The movie is OK. The acting is good and we really believed David Lyons and Matthew Wilkinson. They were very creepy and dirty. Besides the good acting the movie took forever to get to the plot. There were too many shots of the dark clouds and after a few minutes, we had gotten the point. It’s like the movie was taking their time with getting to it.

At a running time of 82 minutes Storm Warning feels as though it’s been padded out in its opening act to fulfill a quota. But once the Australian drug family makes it home the movie takes on the proper pacing. And it gets violent. Boy does it get violent. Everette De Roche wrote the script thirty years ago and it was evidently shelved for having too much violent content. How our world has evolved.

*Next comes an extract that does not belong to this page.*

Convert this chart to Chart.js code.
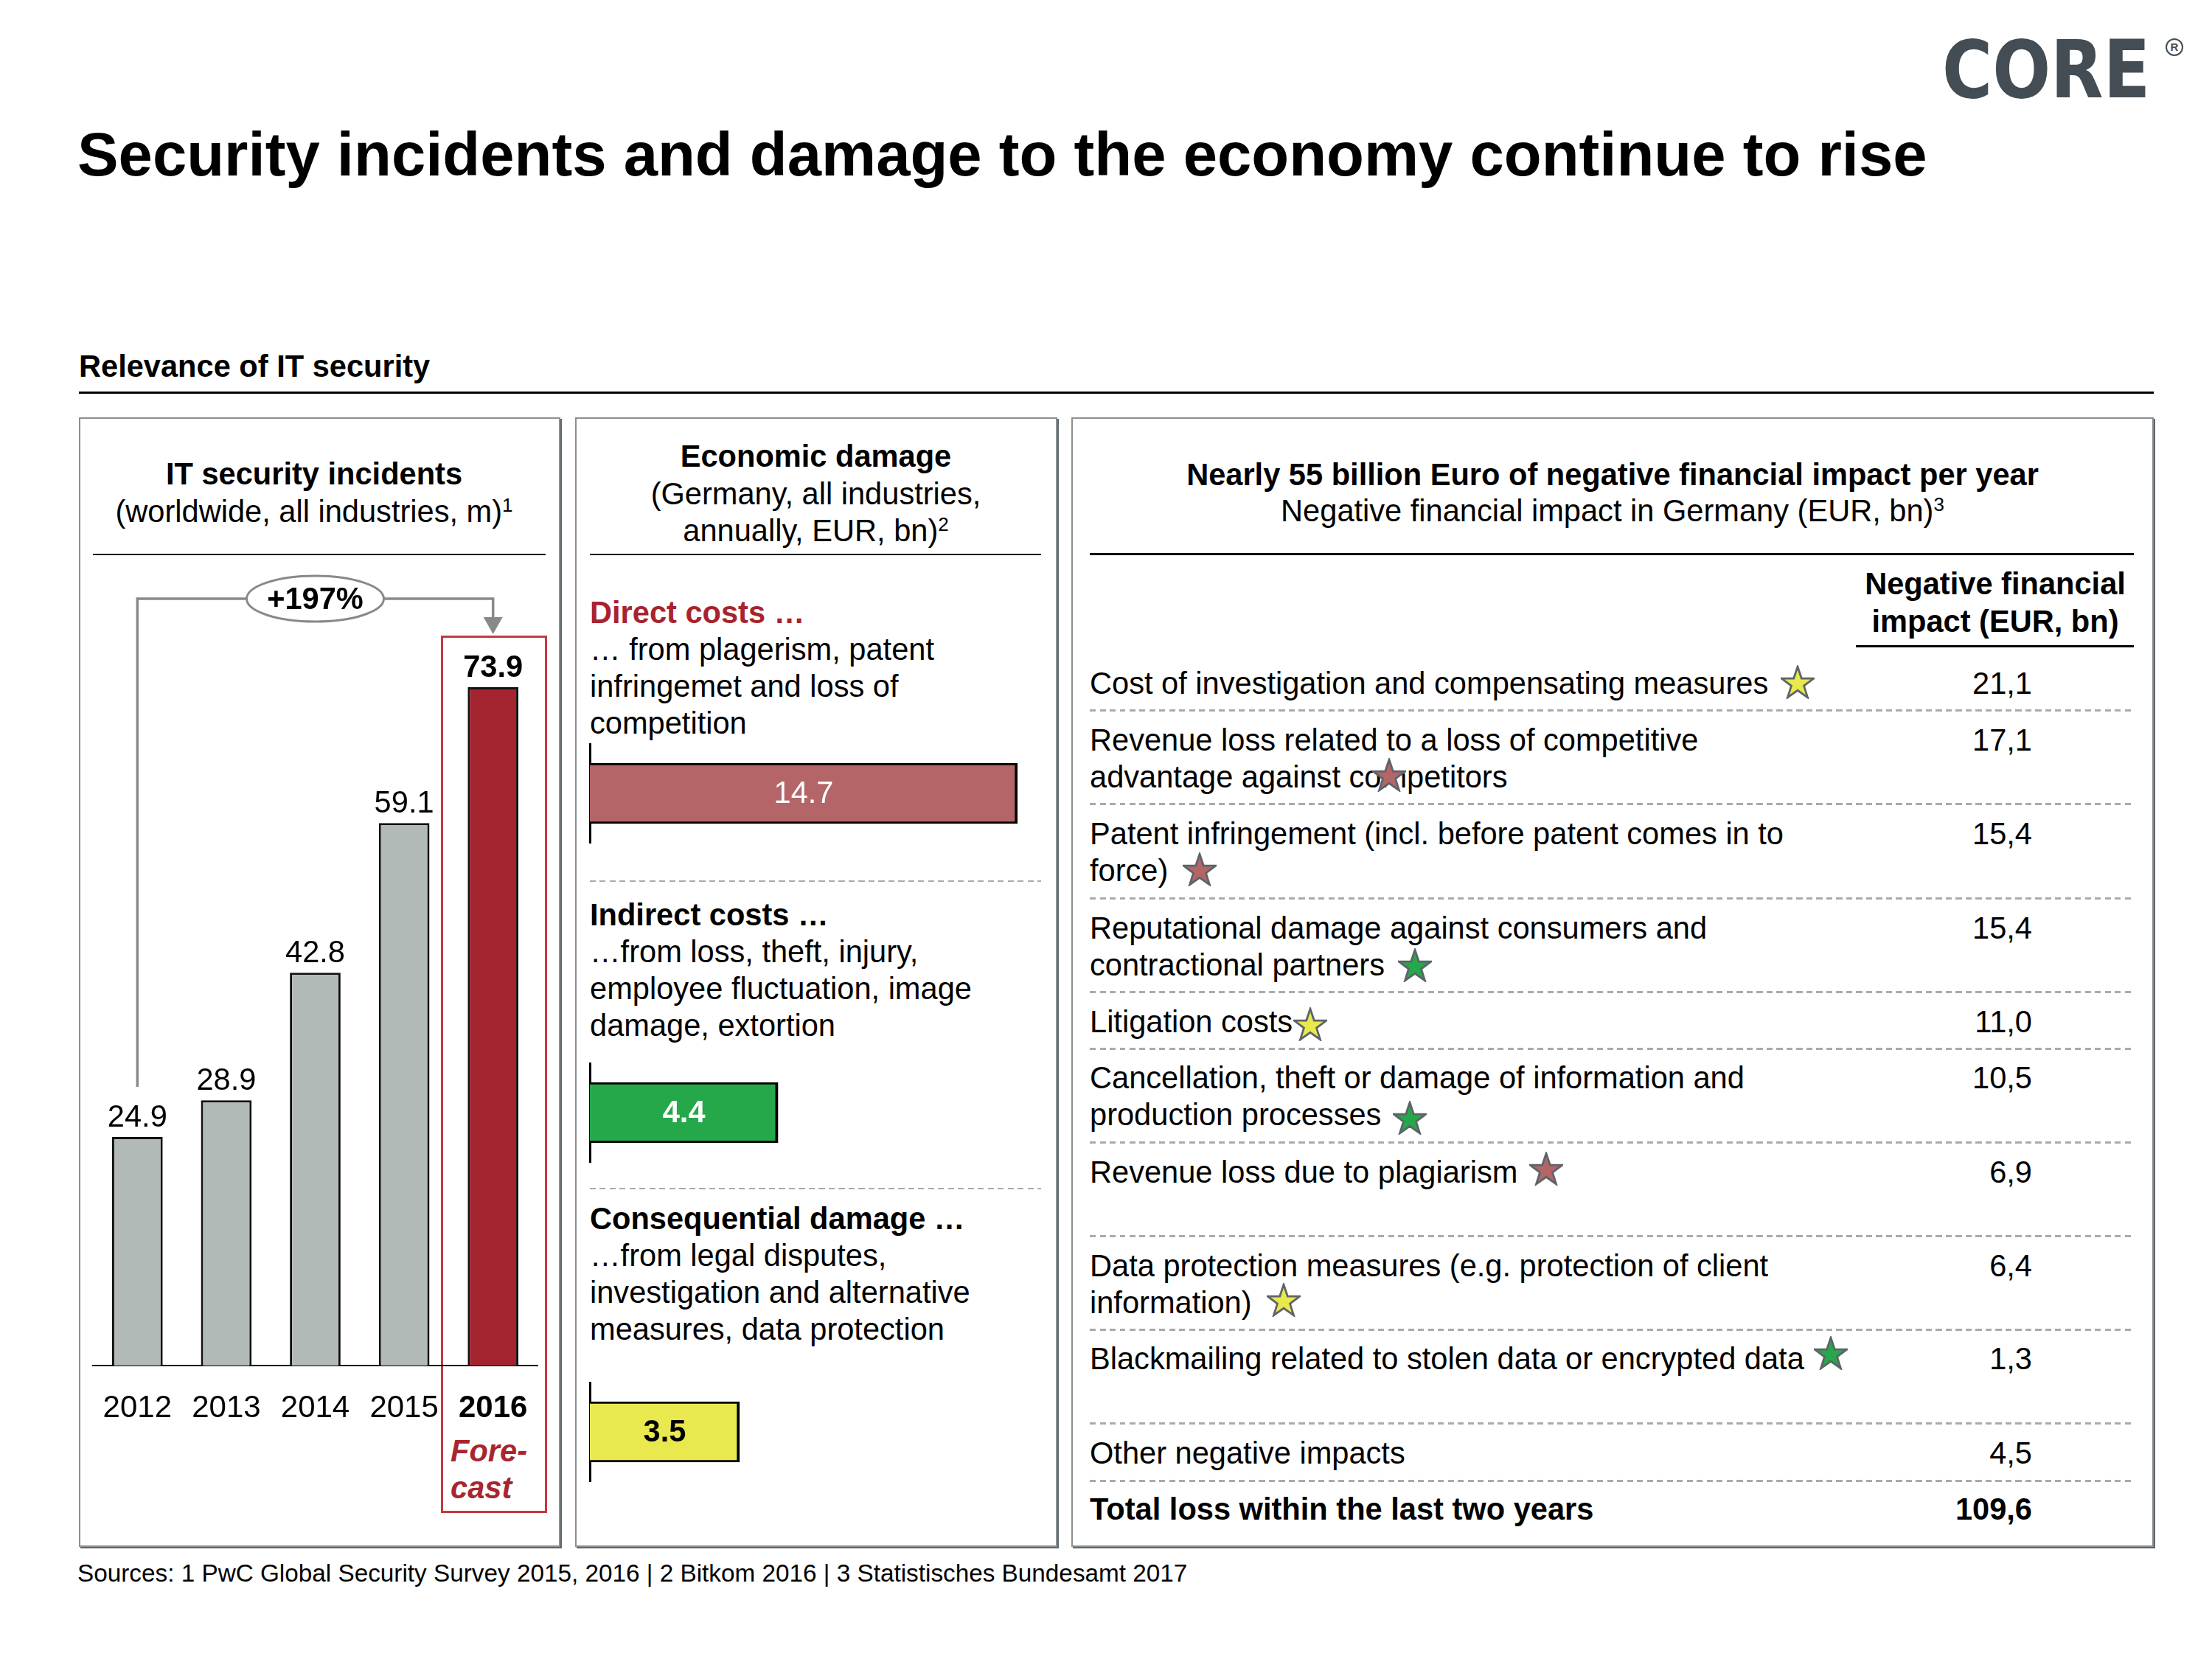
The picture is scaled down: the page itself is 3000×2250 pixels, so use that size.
<!DOCTYPE html>
<html>
<head>
<meta charset="utf-8">
<script src="https://cdn.jsdelivr.net/npm/chart.js@4.4.1/dist/chart.umd.min.js"></script>
<style>
html,body{margin:0;padding:0;background:#fff;}
body{width:3000px;height:2250px;position:relative;overflow:hidden;font-family:"Liberation Sans",Arial,Helvetica,sans-serif;color:#000;}
.abs{position:absolute;white-space:nowrap;}
.t41{font-size:41.6px;line-height:50px;}
.b{font-weight:bold;}
.panel{position:absolute;box-sizing:border-box;border:2px solid #8a9093;box-shadow:2px 2px 0 #5f676b;background:#fff;}
.rule{position:absolute;background:#000;}
.dash{position:absolute;background:repeating-linear-gradient(90deg,#a6acae 0 8px,transparent 8px 13.5px);}
sup{font-size:26px;line-height:0;vertical-align:14px;}
canvas{position:absolute;}
</style>
</head>
<body>
<script>
// ---------------- DATA ----------------
const incidentYears = ['2012', '2013', '2014', '2015', '2016'];
const incidentValues = [24.9, 28.9, 42.8, 59.1, 73.9];
const incidentForecast = [false, false, false, false, true];
const incidentGrowth = '+197%';

const damageCategories = ['Direct costs …', 'Indirect costs …', 'Consequential damage …'];
const damageDescriptions = [
  ['… from plagerism, patent', 'infringemet and loss of', 'competition'],
  ['…from loss, theft, injury,', 'employee fluctuation, image', 'damage, extortion'],
  ['…from legal disputes,', 'investigation and alternative', 'measures, data protection']
];
const damageValues = [14.7, 4.4, 3.5];

const impactItems = [
  ['Cost of investigation and compensating measures'],
  ['Revenue loss related to a loss of competitive', 'advantage against competitors'],
  ['Patent infringement (incl. before patent comes in to', 'force)'],
  ['Reputational damage against consumers and', 'contractional partners'],
  ['Litigation costs'],
  ['Cancellation, theft or damage of information and', 'production processes'],
  ['Revenue loss due to plagiarism'],
  ['Data protection measures (e.g. protection of client', 'information)'],
  ['Blackmailing related to stolen data or encrypted data'],
  ['Other negative impacts']
];
const impactValues = [21.1, 17.1, 15.4, 15.4, 11.0, 10.5, 6.9, 6.4, 1.3, 4.5];
const impactStarTypes = ['consequential', 'direct', 'direct', 'indirect', 'consequential', 'indirect', 'direct', 'consequential', 'indirect', null];
const impactTotalLabel = 'Total loss within the last two years';
const impactTotal = 109.6;

// ---------------- STYLES / LAYOUT ----------------
const FONT = '"Liberation Sans", Arial, Helvetica, sans-serif';
const GREY_BAR = '#b2bab7';
const RED_BAR = '#a3232e';
const typeColors = {direct: '#b36567', indirect: '#24a84a', consequential: '#e9e84e'};
const damageColorKeys = ['direct', 'indirect', 'consequential'];
const damageLabelStyles = [
  {color: '#fff', weight: 'normal'},
  {color: '#fff', weight: 'bold'},
  {color: '#000', weight: 'bold'}
];
const damageAxisMax = [14.7, 10, 10];
const damageBlockTops = [806, 1216, 1628];
const damageChartTops = [1008, 1441, 1874];
const damageDashYs = [1194, 1611];
const rowCenters = [927, 1004, 1131, 1259, 1386, 1462, 1590, 1717, 1843, 1971];
const totalCenter = 2047;
const rowDashYs = [962, 1089, 1217, 1344, 1421, 1548, 1675, 1802, 1929, 2007];
const starPos = [[2438,925],[1884,1051],[1627,1179],[1919,1309],[1777,1389],[1912,1516],[2097,1585],[1741,1763],[2483,1835]];

Chart.defaults.font.family = FONT;

function el(tag, cls, style, html) {
  const e = document.createElement(tag);
  if (cls) e.className = cls;
  Object.assign(e.style, style || {});
  if (html !== undefined) e.innerHTML = html;
  document.body.appendChild(e);
  return e;
}
const px = v => v + 'px';
function text(x, top, html, cls, extra) {
  return el('div', 'abs ' + (cls || 't41'), Object.assign({left: px(x), top: px(top)}, extra || {}), html);
}
function rule(x, y, w, h, color) { el('div', 'rule', {left: px(x), top: px(y), width: px(w), height: px(h), background: color || '#000'}); }
function dash(x, y, w, h) { el('div', 'dash', {left: px(x), top: px(y), width: px(w), height: px(h)}); }
function fmtDe(v) { return v.toFixed(1).replace('.', ','); }

// ---------------- HEADER ----------------
text(105, 160, 'Security incidents and damage to the economy continue to rise', 'b', {fontSize: '83.3px', lineHeight: '100px'});
text(2634, 35, 'CORE', 'b', {fontFamily: '"DejaVu Sans", sans-serif', fontSize: '108px', lineHeight: '120px', color: '#434d53', transform: 'scaleX(0.86)', transformOrigin: '0 0'});
el('div', 'abs', {left: '2937px', top: '52px', width: '24px', height: '24px', border: '2px solid #434d53', borderRadius: '50%', boxSizing: 'border-box', color: '#434d53', font: 'bold 15px ' + FONT, lineHeight: '20px', textAlign: 'center'}, 'R');
text(107, 472, 'Relevance of IT security', 't41 b');
rule(107, 531, 2814, 3);

// ---------------- PANELS ----------------
el('div', 'panel', {left: '107px', top: '566px', width: '653px', height: '1532px'});
el('div', 'panel', {left: '780px', top: '566px', width: '654px', height: '1532px'});
el('div', 'panel', {left: '1453px', top: '566px', width: '1468px', height: '1532px'});

// Panel 1 header
text(126, 618, 'IT security incidents', 't41 b', {width: '600px', textAlign: 'center'});
text(126, 669, '(worldwide, all industries, m)<sup>1</sup>', 't41', {width: '600px', textAlign: 'center'});
rule(126, 751, 614, 2);

// Panel 2 header
text(780, 594, 'Economic damage', 't41 b', {width: '653px', textAlign: 'center'});
text(780, 645, '(Germany, all industries,', 't41', {width: '653px', textAlign: 'center'});
text(780, 695, 'annually, EUR, bn)<sup>2</sup>', 't41', {width: '653px', textAlign: 'center'});
rule(800, 751, 612, 2);

damageCategories.forEach((c, i) => {
  const top = damageBlockTops[i];
  text(800, top, c, 't41 b', i === 0 ? {color: '#a8232d'} : {});
  damageDescriptions[i].forEach((line, j) => text(800, top + 50 * (j + 1), line));
});
damageDashYs.forEach(y => dash(800, y, 612, 2));

// Panel 3 header
text(1453, 619, 'Nearly 55 billion Euro of negative financial impact per year', 't41 b', {width: '1468px', textAlign: 'center'});
text(1453, 668, 'Negative financial impact in Germany (EUR, bn)<sup>3</sup>', 't41', {width: '1468px', textAlign: 'center'});
rule(1478, 750, 1416, 3);
text(2506, 767, 'Negative financial', 't41 b', {width: '400px', textAlign: 'center'});
text(2506, 818, 'impact (EUR, bn)', 't41 b', {width: '400px', textAlign: 'center'});
rule(2517, 875, 377, 3);

impactItems.forEach((lines, i) => {
  const top = rowCenters[i] - 25;
  lines.forEach((line, j) => text(1478, top + 50 * j, line));
  text(2456, top, fmtDe(impactValues[i]), 't41', {width: '300px', textAlign: 'right'});
});
text(1478, totalCenter - 25, impactTotalLabel, 't41 b');
text(2456, totalCenter - 25, fmtDe(impactTotal), 't41 b', {width: '300px', textAlign: 'right'});
rowDashYs.forEach(y => dash(1478, y, 1416, 3));

// stars
function starPoints() {
  const pts = [];
  for (let k = 0; k < 10; k++) {
    const a = (-90 + k * 36) * Math.PI / 180;
    const r = k % 2 ? 19.5 : 50;
    pts.push((50 + r * Math.cos(a)).toFixed(2) + ',' + (55 + r * Math.sin(a)).toFixed(2));
  }
  return pts.join(' ');
}
impactStarTypes.forEach((t, i) => {
  if (!t) return;
  const [cx, cy] = starPos[i];
  const s = 46;
  el('div', 'abs', {left: px(cx - s / 2), top: px(cy - s / 2), width: px(s), height: px(s)},
    `<svg width="${s}" height="${s}" viewBox="0 0 100 100"><polygon points="${starPoints()}" fill="${typeColors[t]}" stroke="#5d6468" stroke-width="6" stroke-linejoin="miter"/></svg>`);
});

// Sources
text(105, 2114, 'Sources: 1 PwC Global Security Survey 2015, 2016 | 2 Bitkom 2016 | 3 Statistisches Bundesamt 2017', '', {fontSize: '33.3px', lineHeight: '40px'});

// Forecast box + label
el('div', 'abs', {left: '598px', top: '862px', width: '144px', height: '1190px', border: '3px solid #c23a43', boxSizing: 'border-box'});
text(611, 1943, 'Fore-', 't41 b', {fontStyle: 'italic', color: '#a8262f'});
text(611, 1993, 'cast', 't41 b', {fontStyle: 'italic', color: '#a8262f'});

// ---------------- CHART 1: IT security incidents ----------------
const c1 = el('canvas', '', {left: '116px', top: '769px'});
c1.width = 634; c1.height = 1292;

const incidentAnnotations = {
  id: 'incidentAnnotations',
  afterDatasetsDraw(chart) {
    const ctx = chart.ctx;
    const bars = chart.getDatasetMeta(0).data;
    ctx.save();
    // value labels
    ctx.textAlign = 'center';
    ctx.textBaseline = 'alphabetic';
    ctx.fillStyle = '#000';
    bars.forEach((b, i) => {
      ctx.font = (incidentForecast[i] ? 'bold ' : '') + '41.6px ' + FONT;
      ctx.fillText(incidentValues[i].toFixed(1), b.x, b.y - 14);
    });
    // growth bracket
    const first = bars[0], last = bars[bars.length - 1], mid = bars[Math.floor(bars.length / 2)];
    const yLine = last.y - 120;
    const tip = last.y - 72;
    ctx.strokeStyle = '#878a88';
    ctx.lineWidth = 3.5;
    ctx.beginPath();
    ctx.moveTo(first.x, first.y - 68);
    ctx.lineTo(first.x, yLine);
    ctx.lineTo(last.x, yLine);
    ctx.lineTo(last.x, tip - 20);
    ctx.stroke();
    ctx.fillStyle = '#878a88';
    ctx.beginPath();
    ctx.moveTo(last.x - 13, tip - 23);
    ctx.lineTo(last.x + 13, tip - 23);
    ctx.lineTo(last.x, tip);
    ctx.closePath();
    ctx.fill();
    // ellipse
    ctx.beginPath();
    ctx.ellipse(mid.x, yLine, 93, 31, 0, 0, Math.PI * 2);
    ctx.fillStyle = '#fff';
    ctx.fill();
    ctx.lineWidth = 3;
    ctx.stroke();
    ctx.fillStyle = '#000';
    ctx.font = 'bold 41.6px ' + FONT;
    ctx.textBaseline = 'middle';
    ctx.fillText(incidentGrowth, mid.x, yLine + 2);
    ctx.restore();
  }
};

new Chart(c1, {
  type: 'bar',
  data: {
    labels: incidentYears,
    datasets: [{
      data: incidentValues,
      backgroundColor: incidentForecast.map(f => f ? RED_BAR : GREY_BAR),
      borderColor: '#111',
      borderWidth: 3,
      borderSkipped: 'bottom',
      barPercentage: 0.57,
      categoryPercentage: 1
    }]
  },
  options: {
    responsive: false, animation: false, devicePixelRatio: 1,
    layout: {padding: {left: 10, right: 21, top: 0, bottom: 0}},
    plugins: {legend: {display: false}, tooltip: {enabled: false}},
    scales: {
      x: {
        grid: {display: false, drawTicks: false},
        border: {display: true, color: '#000', width: 2},
        ticks: {
          color: '#000', padding: 33, maxRotation: 0, autoSkip: false,
          font: ctx => ({family: FONT, size: 42, weight: incidentForecast[ctx.index] ? 'bold' : 'normal'})
        },
        afterFit: s => { s.height = 209; s.paddingLeft = 0; s.paddingRight = 0; }
      },
      y: {display: false, min: 0, max: 87}
    }
  },
  plugins: [incidentAnnotations]
});

// ---------------- CHARTS 2: Economic damage ----------------
const damageLabelPlugin = {
  id: 'damageLabel',
  afterDatasetsDraw(chart) {
    const i = chart.options.plugins.damageLabel.index;
    const st = damageLabelStyles[i];
    const b = chart.getDatasetMeta(0).data[0];
    const ctx = chart.ctx;
    ctx.save();
    ctx.font = st.weight + ' 41.6px ' + FONT;
    ctx.fillStyle = st.color;
    ctx.textAlign = 'center';
    ctx.textBaseline = 'middle';
    ctx.fillText(damageValues[i].toFixed(1), (b.base + b.x) / 2, b.y + 2);
    ctx.restore();
  }
};

damageValues.forEach((v, i) => {
  const cv = el('canvas', '', {left: '797px', top: px(damageChartTops[i])});
  cv.width = 586; cv.height = 136;
  new Chart(cv, {
    type: 'bar',
    data: {
      labels: [damageCategories[i]],
      datasets: [{
        data: [v],
        backgroundColor: typeColors[damageColorKeys[i]],
        borderColor: '#000',
        borderWidth: {top: 3, right: 4, bottom: 3, left: 0},
        borderSkipped: false,
        barThickness: 82
      }]
    },
    options: {
      indexAxis: 'y', responsive: false, animation: false, devicePixelRatio: 1,
      layout: {padding: {left: 0, right: 3, top: 0, bottom: 0}},
      plugins: {legend: {display: false}, tooltip: {enabled: false}, damageLabel: {index: i}},
      scales: {
        x: {display: false, min: 0, max: damageAxisMax[i]},
        y: {
          display: true,
          grid: {display: false, drawTicks: false},
          ticks: {display: false},
          border: {display: true, color: '#000', width: 3},
          afterFit: s => { s.width = 3; }
        }
      }
    },
    plugins: [damageLabelPlugin]
  });
});
</script>
</body>
</html>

We didn’t care for the movie but primarily because we just didn’t care for it. You might. If violent revenge is your thing, by all means check this one out. Objectively our only two complaints are the aforementioned overuse of shots of the clouds (We read the movie title, we know the storm is coming) and the fact that the two leads are really not that sympathetic. Yeah, the situation that they’re in is realistically terrifying but as characters they just aren’t particularly interesting.

A friend of ours who is destined to be a professional writer suggests that in order to make an audience care about characters they either have to be funny or something horrible has to happen to them. It’s kind of an embarrassing confession but by the end of the movie the bad guys have become the more compassionate ones. De Roche’s script is arguably a sexual fantasy of submission. As Rob proves to be useless over and over Pia transforms into a one woman slaughterhouse, metaphorically (and, you’ve been warned, literally) emasculating her captors. It’s not to say it’s inherently offensive, but let’s be honest about what kind of story we’re watching. It’s violent exploitation.

The cast is actually better than you’re expecting them to be. The drug family plays their motivations quite convincingly and they each add a few layers of depth to their characters that could easily have been neglected. Most actors agree that villains are more fun to play than heroes. The challenge of an actor is to humanize their villains. Storm Warning isn’t afraid to get inside the heads of its brutal killers and show them as real people.

The bottom line is the movie does what it sets out to do. The content is cringe worthy and often unnerving, but it never drops the ball it has chosen to carry. If it sounds like your thing, have at it. We, however, are going to put in a light comedy to decompress.